But despite booming population, rapidly growing volume of crops, huge amounts of lead mined and increasing size of cities, territorial transportation was almost literally still in the Dark Ages. Shipping or traveling was by lake or river routes, over mud roads not much better than forest trails, on a few plank roads or military roads—and all of these were generally unusable during parts of the year.

The moving of freight was slow, irregular, very expensive and sometimes hazardous under these conditions. Existing transportation frequently couldn’t handle the volume of shipping.

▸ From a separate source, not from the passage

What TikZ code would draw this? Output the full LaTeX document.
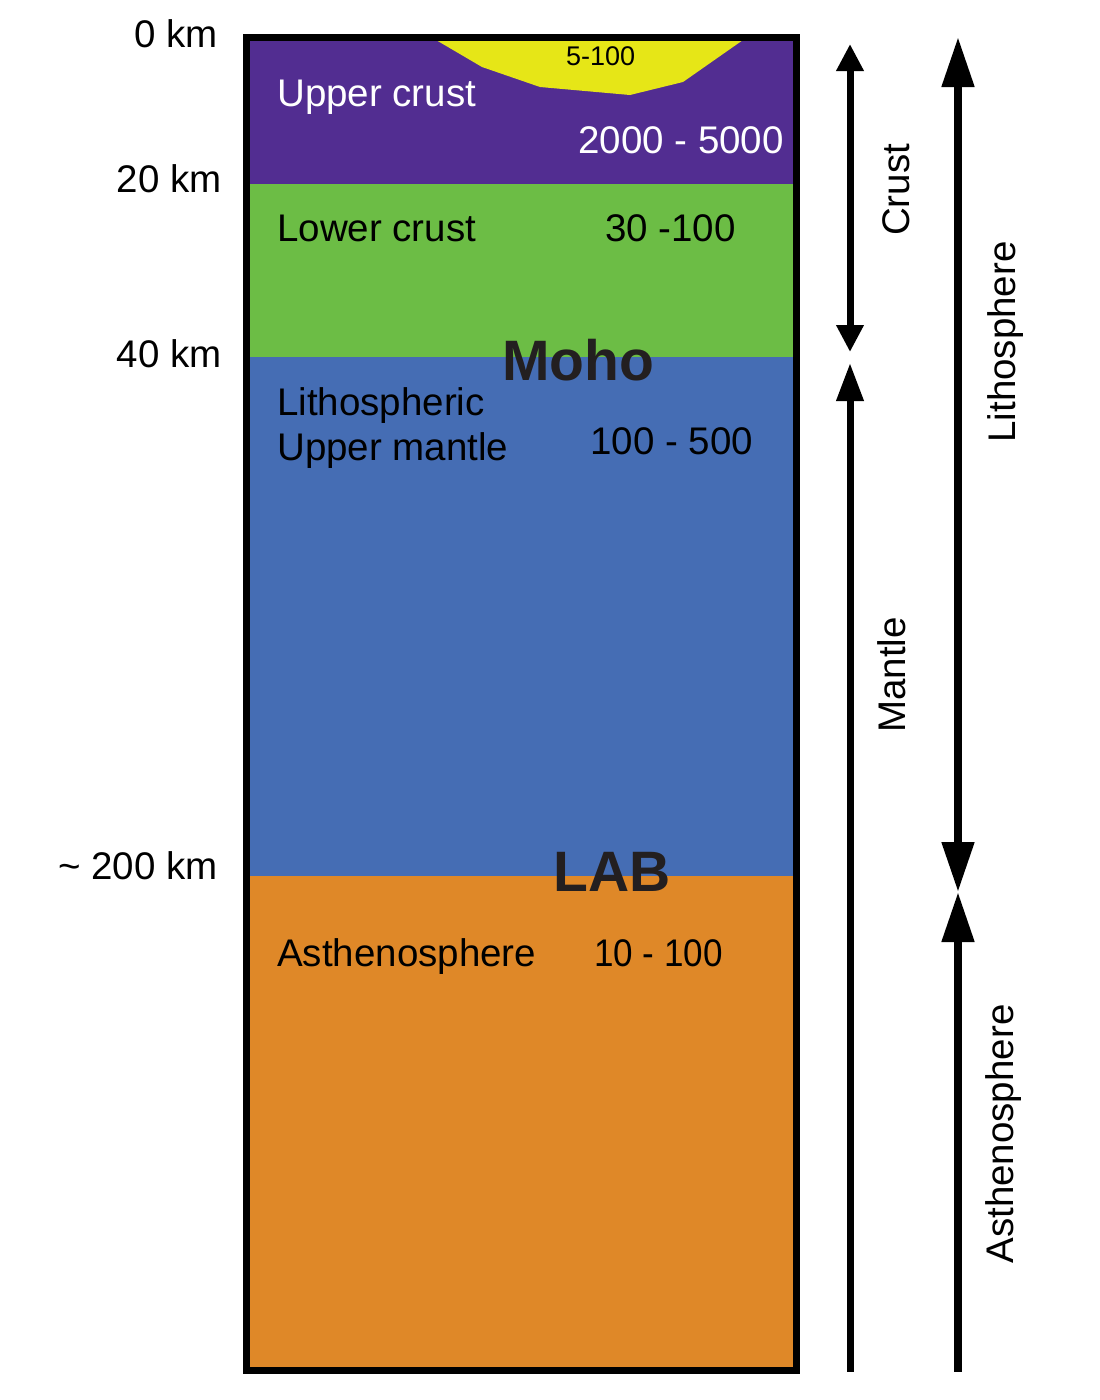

During this time, the cities were beginning their growth, and beginning to compete to see which would have the largest share of industry, commerce, shipping and trade. It was already clear that the city with the best transportation would grow fastest. The two earliest cities were Prairie du Chien and Green Bay. Then Milwaukee began to boom, its population starting to grow from 1835 onward, reaching about 10,000 people in 1845, and then almost unbelievably jumping from 21,000 to 46,000 from 1850 to 1851.

People had begun to think in terms of railroads even by the early 1830’s, despite the prominence of canal-building in that era, and even though the country’s first locomotive had run a few years before, in 1825.

By 1830, the United States had only 23 miles of railroad track; it was to have 2,800 miles by 1840 and about 9,000 miles of track by 1850.